Ken Clarke, in an interview with the Telegraph, has today revealed for the first time that the Conservative Party was drawing up plans for a coalition with the Liberal Democrats. The shadow business secretary said:
“Our starting point would be to say to the other two parties ‘you know you have got to control the deficit and debt’, and have a plan our creditors believe for getting rid of the structural deficit over the next parliament. If they just sit there and say ‘that’s just your party platform’, my own view is that the economic consequences of abandoning that would be catastrophic.
“The core problem is the debt and the deficit, and the Conservatives have been the most consistently sensible on that. I don’t think it would be in the national interest to resile from that… You’ve got to ask yourself, would either of the other parties be prepared to do that?”
Well, there you have it, leaving aside the Tory leadership’s – and even more so the Tory membership’s – regressive hostility toward Europe, tackling climate change and gay, gender and race equality, on the economy, their plans to withdraw £6 billion from the economy and start slashing public sector jobs (see last night’s Jeremy Paxman interview with David Cameron for more), there will be no compromise.
On the Liberals’ other key platform, their raison d’être in many people’s eyes, constitutional reform and a change to the voting system, it would be utterly incomprehensible for them to do a deal with the Conservatives. The Tories, though, have been panicked into announcing some reform measures – but there are no plans to change the way MPs are elected. The BBC website has more:
“The Tories would not allow an unelected prime minister to hold office for longer than six months, David Cameron is to announce in a speech [today]. Their policy would force a new prime minister without a mandate to hold a general election.
“Mr Cameron will say that three of the last five prime ministers, including Mr Brown, have been unelected, but that Tory John Major won his own mandate after taking up the position. He will also outline plans to select parliamentary candidates through postal primaries.”

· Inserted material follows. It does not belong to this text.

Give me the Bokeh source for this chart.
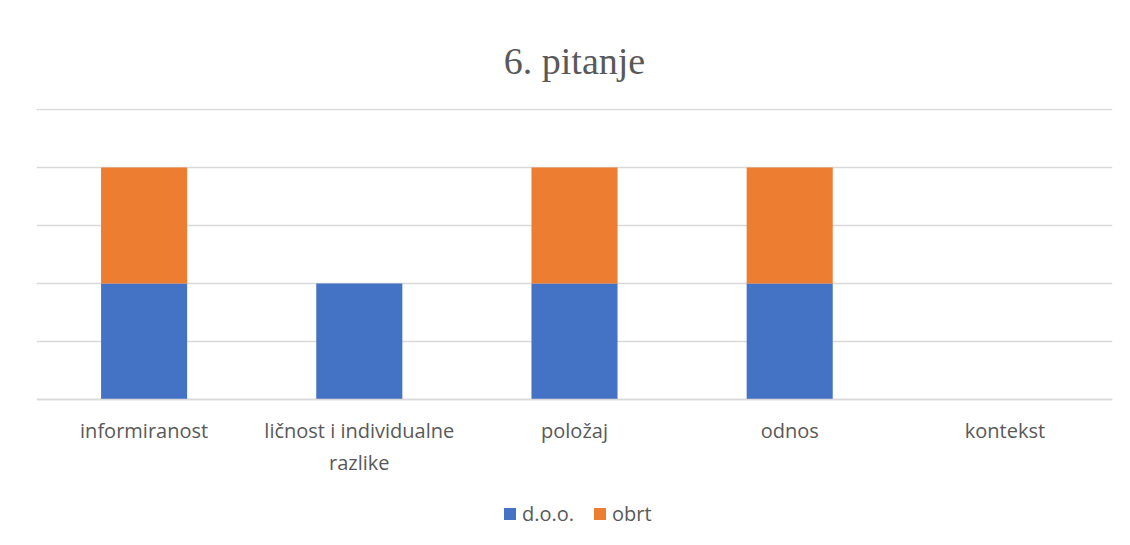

The plan for primaries is indeed progressive, the presidentialisation of the office of prime minister less so – we elect parties not prime ministers in Britain, and it is for the party most able to form an administration to decide who the prime minister should be. The party’s mandate is already there; Gordon Brown’s mandate came from the 2005 general election, which Labour won, by 66 seats.
As the graphs below show, since the war, the Liberals have suffered the most from the current first past the post system, Labour and the Conservatives benefitting greatly:



This is more starkly illustrated in looking at the difference between the percentage of the popular vote each party has received and the proportion of seats in the House of Commons they win:

As Jeremy Vine explained on last night’s Ten O’Clock News on BBC One, under the current system, it is possible for a party to finish second in every seat across the land, win more votes than all the other parties combined, get over 50 per cent of the vote, and still end up with no MPs. Fair? I think not.
Under the Tories, with a majority or in coalition, there will be no referendum on electoral reform, no chance for the Liberals to secure a fairer voting system and exert the power their polling figures warrant. Only with Labour can they achieve that fairer future, and realign the left after a centruy in which the right has dominated; better together than apart, for the many, not the few.